Allen Gross, the Ratapult inventor, wants to send them flying.

"It's so fast you don't really see it, just a blur," said Ann Koenig, a businesswoman who helped Gross develop a manufacturing and marketing plan.

The Ratapult sounds like a "Saturday Night Live" sendup, but backers say it's seriously intended for use at farms, in warehouses or on ships.

Not yet available in stores, it will retail for $350 to $450.

Gross said he built his first trap two years ago and tested it in a friend's warehouse, where it launched 70 rats in two days.

The vaulting vermin lands in a bucket or cage, dazed but unharmed, where he can be turned over to authorities or released in the wild, he said.

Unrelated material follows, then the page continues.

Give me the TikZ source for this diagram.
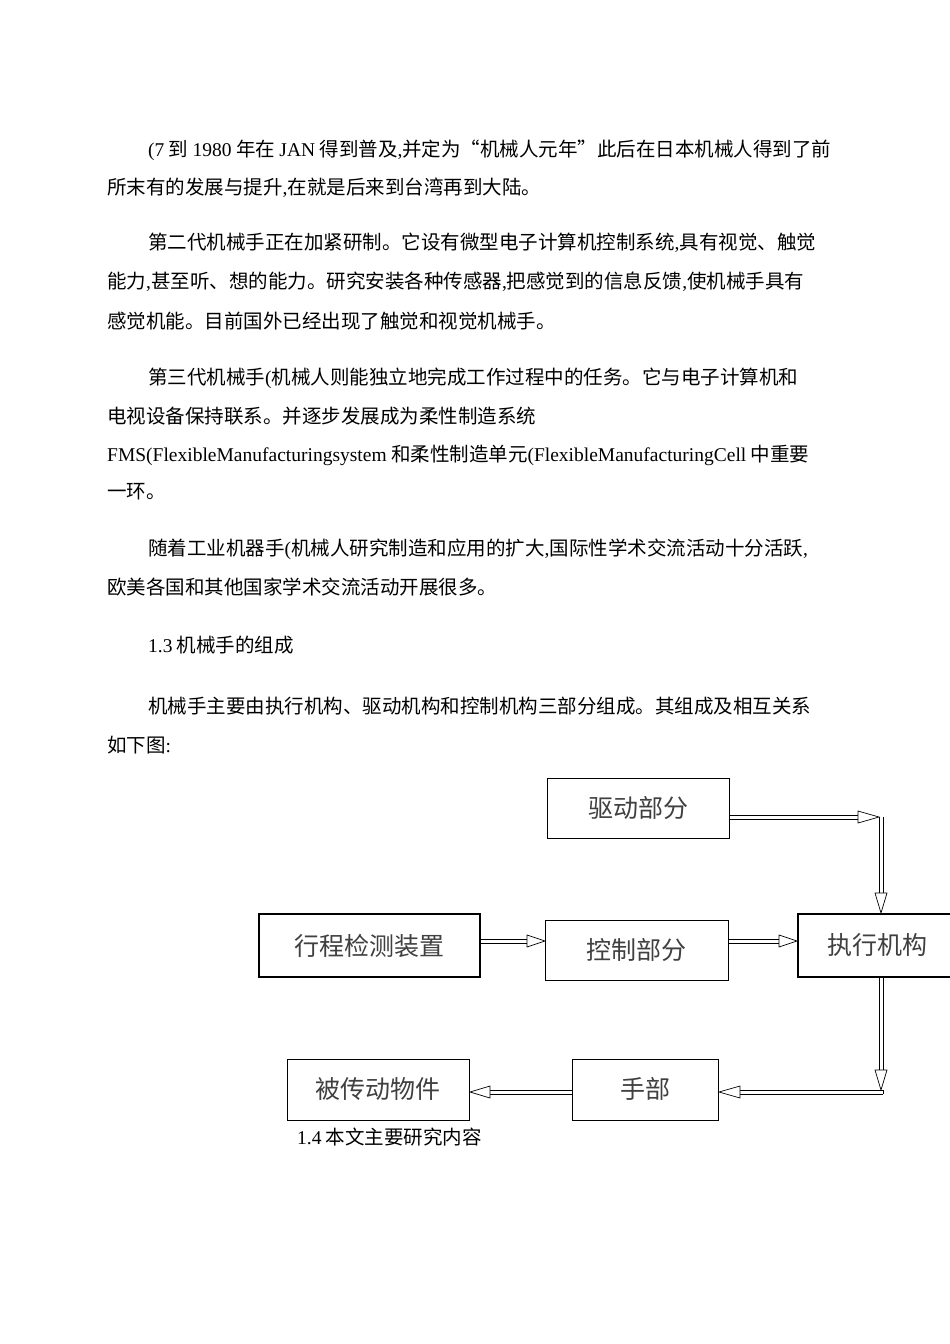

Not surprisingly, animal-rights activists are disturbed.

"It sounds medieval and it just sounds cruel," said Lynn Spivak, a spokeswoman for the San Francisco Society for the Prevention of Cruelty to Animals. "It would certainly cause a certain amount of trauma to the animal to get flung though the air and flopped into a bucket."

But Gross said the catapult is a critical part of the trap. Unlike other rodent traps, the Ratapult resets itself, remaining free of human scent and the smell of death.

It can be set to fling rodents anywhere from a foot to about 50 feet. Longer distances are useful when there's a large rodent population. The proprietor simply plugs in several Ratapults, which fling the rodents into an industrial-sized bin.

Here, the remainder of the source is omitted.